== Given data ==
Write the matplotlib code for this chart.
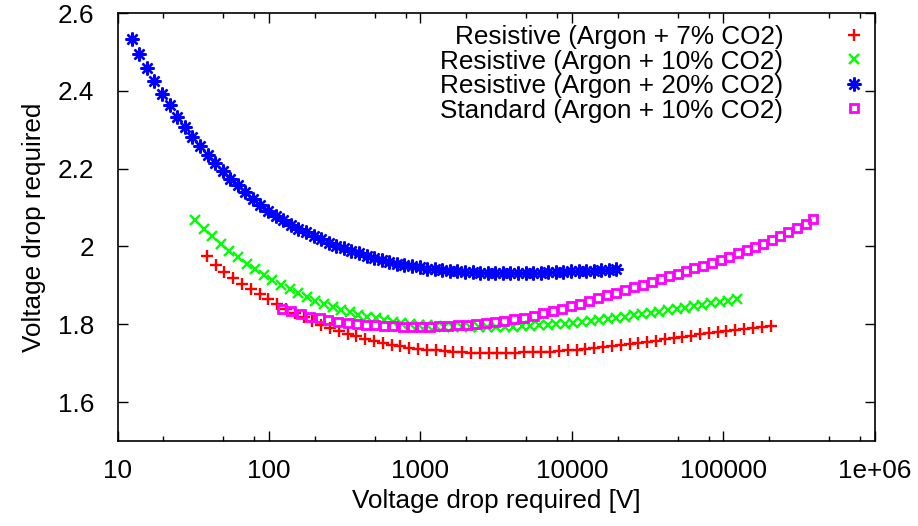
import matplotlib
matplotlib.use("Agg")
import matplotlib.pyplot as plt
from matplotlib.ticker import FixedLocator, FixedFormatter, NullFormatter

plt.rcParams['font.family'] = ['Liberation Sans', 'DejaVu Sans']
plt.rcParams['font.size'] = 18.8

# Resistive (Argon + 7% CO2)
res7_x = [38.8, 44.4, 50.7, 58.0, 66.3, 75.8, 86.6, 99.0, 113.2, 129.4,
          148.0, 169.2, 193.4, 221.1, 252.8, 289.0, 330.5, 377.8, 432.0, 493.9,
          564.7, 645.6, 738.1, 843.9, 964.8, 1103, 1261, 1442, 1649, 1885,
          2155, 2464, 2817, 3221, 3682, 4210, 4813, 5503, 6292, 7193,
          8224, 9403, 10750, 12290, 14050, 16070, 18370, 21000, 24010, 27450,
          31390, 35890, 41030, 46910, 53630, 61320, 70110, 80150, 91640, 104800,
          119800, 137000, 156600, 179000, 204700]
res7_y = [1.975, 1.953, 1.935, 1.919, 1.904, 1.890, 1.877, 1.864, 1.851, 1.839,
          1.828, 1.818, 1.808, 1.799, 1.791, 1.783, 1.776, 1.769, 1.763, 1.758,
          1.753, 1.748, 1.744, 1.740, 1.737, 1.735, 1.733, 1.731, 1.729, 1.728,
          1.727, 1.727, 1.727, 1.727, 1.727, 1.727, 1.728, 1.728, 1.729, 1.730,
          1.731, 1.733, 1.734, 1.736, 1.738, 1.741, 1.743, 1.746, 1.749, 1.752,
          1.755, 1.758, 1.761, 1.764, 1.767, 1.771, 1.774, 1.777, 1.780, 1.783,
          1.786, 1.789, 1.791, 1.793, 1.796]

# Resistive (Argon + 10% CO2)
res10_x = [32.5, 37.0, 42.2, 48.1, 54.8, 62.5, 71.2, 81.2, 92.5, 105.5,
           120.0, 136.8, 155.9, 177.7, 202.6, 230.9, 263.2, 300.0, 341.9, 389.7,
           443.6, 505.6, 576.3, 656.9, 748.7, 853.4, 972.7, 1109, 1264, 1440,
           1640, 1869, 2131, 2429, 2768, 3155, 3597, 4099, 4673, 5326,
           6061, 6909, 7875, 8976, 10230, 11660, 13290, 15150, 17270, 19680,
           22390, 25520, 29090, 33160, 37800, 43080, 49100, 55970, 63800, 72720,
           82750, 94320, 107500, 122500]
res10_y = [2.068, 2.046, 2.026, 2.007, 1.989, 1.972, 1.956, 1.941, 1.927, 1.914,
           1.902, 1.891, 1.880, 1.870, 1.861, 1.852, 1.844, 1.837, 1.831, 1.825,
           1.820, 1.815, 1.811, 1.807, 1.804, 1.801, 1.799, 1.797, 1.795, 1.794,
           1.793, 1.793, 1.792, 1.792, 1.792, 1.793, 1.793, 1.794, 1.795, 1.796,
           1.797, 1.799, 1.800, 1.802, 1.804, 1.806, 1.809, 1.811, 1.814, 1.817,
           1.820, 1.823, 1.826, 1.829, 1.832, 1.836, 1.839, 1.843, 1.846, 1.850,
           1.854, 1.857, 1.861, 1.865]

# Resistive (Argon + 20% CO2)
res20_x = [12.4, 13.9, 15.6, 17.5, 19.7, 22.1, 24.8, 27.8, 31.2, 35.0,
           39.3, 44.1, 49.4, 55.5, 62.2, 69.8, 78.3, 87.9, 98.6, 111,
           124, 139, 156, 175, 197, 221, 248, 278, 312, 350,
           393, 441, 494, 555, 622, 698, 783, 879, 986, 1107,
           1242, 1393, 1563, 1754, 1968, 2208, 2477, 2780, 3119, 3499,
           3926, 4406, 4943, 5546, 6223, 6982, 7834, 8790, 9863, 11070,
           12420, 13930, 15630, 17540, 19680]
res20_y = [2.533, 2.496, 2.459, 2.426, 2.393, 2.363, 2.333, 2.307, 2.281, 2.258,
           2.234, 2.214, 2.194, 2.174, 2.157, 2.140, 2.123, 2.106, 2.092, 2.079,
           2.067, 2.056, 2.046, 2.036, 2.027, 2.018, 2.010, 2.002, 1.995, 1.988,
           1.982, 1.976, 1.970, 1.965, 1.960, 1.956, 1.952, 1.949, 1.946, 1.943,
           1.941, 1.939, 1.937, 1.936, 1.935, 1.934, 1.933, 1.933, 1.932, 1.932,
           1.932, 1.932, 1.932, 1.933, 1.933, 1.934, 1.934, 1.935, 1.936, 1.936,
           1.937, 1.938, 1.939, 1.940, 1.941]

# Standard (Argon + 10% CO2)
std10_x = [122.4, 139.7, 162.6, 186.5, 217.0, 246.2, 286.7, 330.8, 379.3, 434.9,
           500.8, 576.8, 661.6, 762.9, 875.0, 1003, 1155, 1325, 1526, 1760,
           2018, 2324, 2694, 3102, 3573, 4160, 4843, 5638, 6466, 7458,
           8551, 9804, 11290, 12950, 14910, 17100, 19520, 22380, 25780, 29560,
           33580, 38510, 43690, 49860, 56560, 64180, 73580, 83590, 95830, 109200,
           125200, 142300, 161400, 183100, 210000, 236000, 267700, 307000, 348800, 391500]
std10_y = [1.840, 1.833, 1.826, 1.820, 1.815, 1.811, 1.807, 1.804, 1.801, 1.799,
           1.797, 1.796, 1.795, 1.794, 1.794, 1.794, 1.794, 1.795, 1.796, 1.797,
           1.799, 1.801, 1.803, 1.806, 1.809, 1.813, 1.817, 1.822, 1.828, 1.834,
           1.840, 1.847, 1.853, 1.860, 1.867, 1.874, 1.881, 1.888, 1.895, 1.902,
           1.909, 1.916, 1.923, 1.930, 1.937, 1.944, 1.951, 1.958, 1.966, 1.974,
           1.982, 1.990, 1.998, 2.006, 2.017, 2.026, 2.036, 2.047, 2.058, 2.070]

labels = ["Resistive (Argon + 7% CO2)", "Resistive (Argon + 10% CO2)",
          "Resistive (Argon + 20% CO2)", "Standard (Argon + 10% CO2)"]

x_ticks = [10, 100, 1000, 10000, 100000, 1000000]
x_tick_labels = ["10", "100", "1000", "10000", "100000", "1e+06"]
x_minor = [20, 50, 80, 200, 500, 800, 2000, 5000, 8000,
           20000, 50000, 80000, 200000, 500000, 800000]
y_ticks = [1.6, 1.8, 2.0, 2.2, 2.4, 2.6]
y_tick_labels = ["1.6", "1.8", "2", "2.2", "2.4", "2.6"]

fig = plt.figure(figsize=(9.18, 5.26), dpi=100)
ax = fig.add_axes([0.128, 0.1616, 0.825, 0.8136])

ax.plot(res7_x, res7_y, ls='none', marker='+', color='#ff0000', ms=8.5, mew=1.7, label=labels[0])
ax.plot(res10_x, res10_y, ls='none', marker='x', color='#00ff00', ms=7, mew=1.7, label=labels[1])
ax.plot(res20_x, res20_y, ls='none', marker=(8, 2, 0), color='#0000ff', ms=10, mew=1.7, label=labels[2])
ax.plot(std10_x, std10_y, ls='none', marker='s', mfc='none', mec='#ff00ff', ms=5.8, mew=2.0, label=labels[3])

ax.set_xscale('log')
ax.set_xlim(10, 1e6)
ax.set_ylim(1.5, 2.6)
ax.xaxis.set_major_locator(FixedLocator(x_ticks))
ax.xaxis.set_major_formatter(FixedFormatter(x_tick_labels))
ax.xaxis.set_minor_locator(FixedLocator(x_minor))
ax.xaxis.set_minor_formatter(NullFormatter())
ax.yaxis.set_major_locator(FixedLocator(y_ticks))
ax.yaxis.set_major_formatter(FixedFormatter(y_tick_labels))

ax.tick_params(which='both', direction='in', top=True, right=True, width=1.0)
ax.tick_params(which='major', length=7)
ax.tick_params(which='minor', length=3.5)
ax.tick_params(axis='y', pad=17)
ax.tick_params(axis='x', pad=13)
for s in ax.spines.values():
    s.set_linewidth(1.2)

ax.set_xlabel("Voltage drop required [V]", labelpad=4)
ax.set_ylabel("Voltage drop required", labelpad=8)

leg = ax.legend(loc='upper right', bbox_to_anchor=(880 / 918, 1 - 25 / 526),
                bbox_transform=fig.transFigure, frameon=False, markerfirst=False,
                numpoints=1, handlelength=2.0, handletextpad=1.7, labelspacing=0.02,
                borderpad=0, borderaxespad=0)

fig.savefig("out.png", dpi=100)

== Task to complete ==
Starting at the top of the listing above, please restate word for word each line up to and including the one that holds "plt.rcParams['font.size'] = 18.8", omitting every image.

== Written answer ==
Write the matplotlib code for this chart.
import matplotlib
matplotlib.use("Agg")
import matplotlib.pyplot as plt
from matplotlib.ticker import FixedLocator, FixedFormatter, NullFormatter

plt.rcParams['font.family'] = ['Liberation Sans', 'DejaVu Sans']
plt.rcParams['font.size'] = 18.8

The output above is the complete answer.